Medicine is meant to be about healing the sick. It's only medicine if that's what it does. Otherwise it's shilling.

Anyway, enough of this. Out to hang the washing (under the light of the autumn full moon) and get a grip on the anti-arrhythmics - very unfutile drugs we give when your heart is beating incorrectly that can cause your heart to beat incorrectly.

Thanks for listening,
John

*Civilisation II. Owes me months of my life.

Sunday, April 01, 2007

Ox-bow

Hail,

Long time no post, and it may possibly be that way for a while.

Don't know. The mood's not one hundred percent. And while that doesn't mean I'll be grabbing my hanky and rushing off into a corner just yet, it does mean that my writing (and reading) may be less frequent than hoped. So sorry about that.

The thing is, some of what I'm feeling is not endogenous depression. I feel tired, for example, but I am working close on a fifty hour week, in two jobs, one of which is new and bloody challenging and the other of which is challenging in a different kind of way. Plus I am studying for the primary exam in September, which is taking up a fair swathe of my spare time.

The study is also a bit anxiogenic - everytime I sit down to study this little voice starts murmuring in my head about how I'm never going to be any good at this. It does go after a while, because studying is calming in a way. But there is the issue of why I am putting myself through this when others, perhaps wiser than myself, have left all that behind them.

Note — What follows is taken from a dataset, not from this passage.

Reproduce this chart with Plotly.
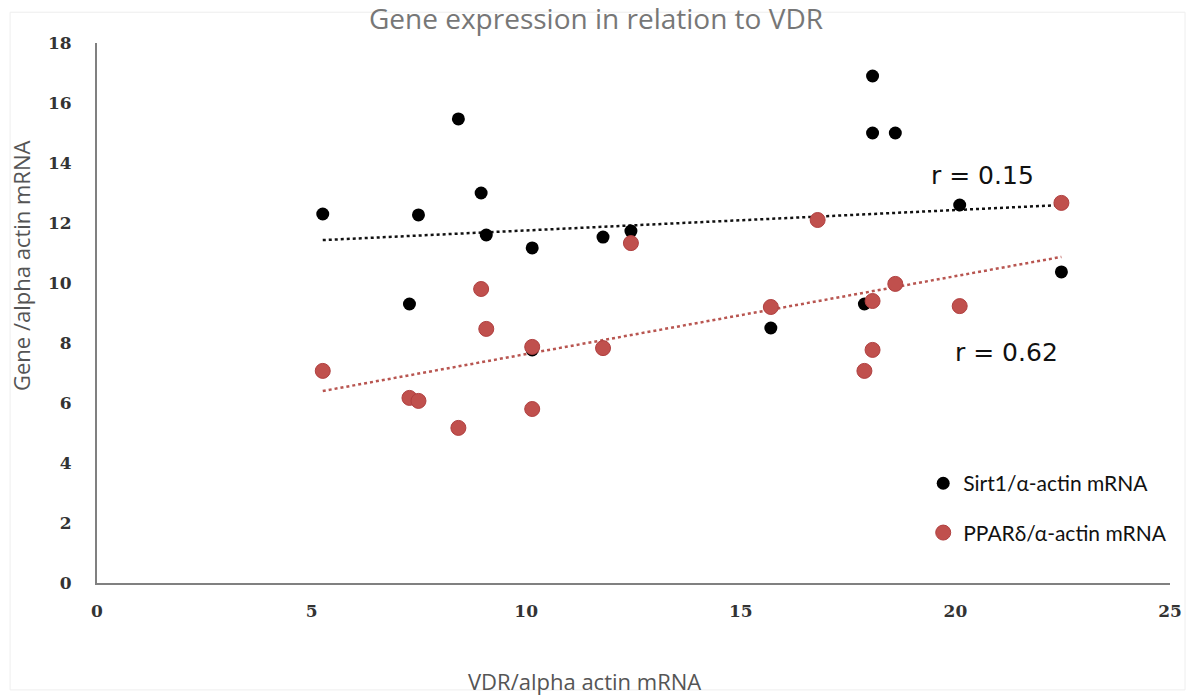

Lest anyone be concerned, when I said "a little voice murmuring" I was speaking metaphorically. I remember hearing a cricket commentator once talking about the batting performance of Australia's captain and he said "And Ricky Ponting is on fire! He is literally on fire!".

Anyhow. Luckily the medications I am on at the moment are the less nasty kind. I once came up with this measure called the FI or Futility Index of a medication. The Futility Index is a measure of how much overlap there was between the side effects of a medication and the symptoms of the disease it was meant to treat. Antidepressants (that make you fat and sexless) being prescribed for depression (which makes you fat and sexless) - that kind of thing. The tricyclics have a fairly high FI - both the medication and the condition they are prescribed to treat make it easy to kill yourself, for example.

Anyhow. A link to a truly hideous story on Salon - and a thought-provoking albeit preachy and poorly thought out one on Slate.

More stuff, and hopefully less whiney, in a few days.

Thanks for listening,

John

PS - Ox-bows, by the way, are those left-behind pools of water that are formed when a river gets too slow and meandering to carry all its water to the sea.